Exercise description ▸
In the listing that follows, count each line containing the string "matplotlib" and report only the count.

##########

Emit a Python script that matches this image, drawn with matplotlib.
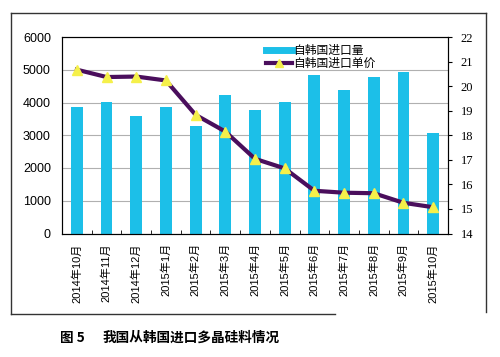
import matplotlib.pyplot as plt
import numpy as np
from matplotlib.lines import Line2D

plt.rcParams['font.family'] = ['Noto Sans CJK SC', 'DejaVu Sans']

# --- dados ---
meses = ['2014年10月', '2014年11月', '2014年12月', '2015年1月', '2015年2月',
         '2015年3月', '2015年4月', '2015年5月', '2015年6月', '2015年7月',
         '2015年8月', '2015年9月', '2015年10月']
volume = [3870, 4015, 3590, 3870, 3290, 4220, 3775, 4025, 4830, 4390, 4770, 4930, 3080]
preco = [20.67, 20.37, 20.39, 20.23, 18.83, 18.15, 17.04, 16.65, 15.74, 15.66, 15.64, 15.25, 15.07]

cor_barra = '#1cbfe8'
cor_linha = '#4a0e5c'
cor_marca = '#f5f04a'

fig = plt.figure(figsize=(5, 3.57), dpi=100)
ax = fig.add_axes([62 / 500, 1 - 233.5 / 357, 386 / 500, 196.5 / 357])
x = np.arange(len(meses))

ax.bar(x, volume, width=0.4, color=cor_barra, zorder=2)
ax.set_xlim(-0.5, len(meses) - 0.5)
ax.set_ylim(0, 6000)
ax.set_yticks(range(0, 6001, 1000))
ax.yaxis.grid(True, color='#b0b0b0', lw=0.8, zorder=0)
ax.set_axisbelow(True)
ax.tick_params(axis='y', length=0, labelsize=9, pad=8)
for lb in ax.get_yticklabels():
    lb.set_family(['Liberation Sans', 'DejaVu Sans'])
ax.set_xticks(x)
ax.set_xticklabels(meses, rotation=90, fontsize=8,
                   family=['Liberation Sans', 'Noto Sans CJK SC'])
ax.set_xticks(np.arange(-0.5, len(meses), 1), minor=True)
ax.tick_params(axis='x', which='major', length=0, pad=7)
ax.tick_params(axis='x', which='minor', direction='in', length=3)
for s in ax.spines.values():
    s.set_color('#333333')
    s.set_linewidth(0.8)

ax2 = ax.twinx()
ax2.plot(x, preco, color=cor_linha, lw=3, marker='^', markersize=7,
         markerfacecolor=cor_marca, markeredgecolor=cor_marca, zorder=3)
ax2.set_ylim(14, 22)
ax2.set_yticks(range(14, 23))
ax2.tick_params(axis='y', length=3, labelsize=9, pad=6)
for lb in ax2.get_yticklabels():
    lb.set_family(['Liberation Serif', 'DejaVu Serif'])
ax2.spines['right'].set_linewidth(0.8)

handles = [Line2D([0], [0], color=cor_barra, lw=5),
           Line2D([0], [0], color=cor_linha, lw=3, marker='^', markersize=6,
                  markerfacecolor=cor_marca, markeredgecolor=cor_marca)]
ax2.legend(handles, ['自韩国进口量', '自韩国进口单价'], loc='upper left',
           bbox_to_anchor=(0.5, 1.02), frameon=False, fontsize=8.5,
           handlelength=2.2, handletextpad=0.15, labelspacing=0.0)

# moldura externa
fc = '#333333'
fig.add_artist(Line2D([11 / 500, 486 / 500], [1 - 13 / 357, 1 - 13 / 357], color=fc, lw=1))
fig.add_artist(Line2D([11 / 500, 11 / 500], [1 - 13 / 357, 1 - 314 / 357], color=fc, lw=1))
fig.add_artist(Line2D([486 / 500, 486 / 500], [1 - 13 / 357, 1 - 312 / 357], color=fc, lw=1))
fig.add_artist(Line2D([11 / 500, 335 / 500], [1 - 314 / 357, 1 - 314 / 357], color=fc, lw=1))

fig.text(60 / 500, 1 - 338 / 357, '图 5', fontsize=9.8, fontweight='heavy', va='center')
fig.text(103 / 500, 1 - 338 / 357, '我国从韩国进口多晶硅料情况', fontsize=9.8,
         fontweight='heavy', va='center')

plt.savefig('out.png', dpi=100)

##########

Exercise output ▸
3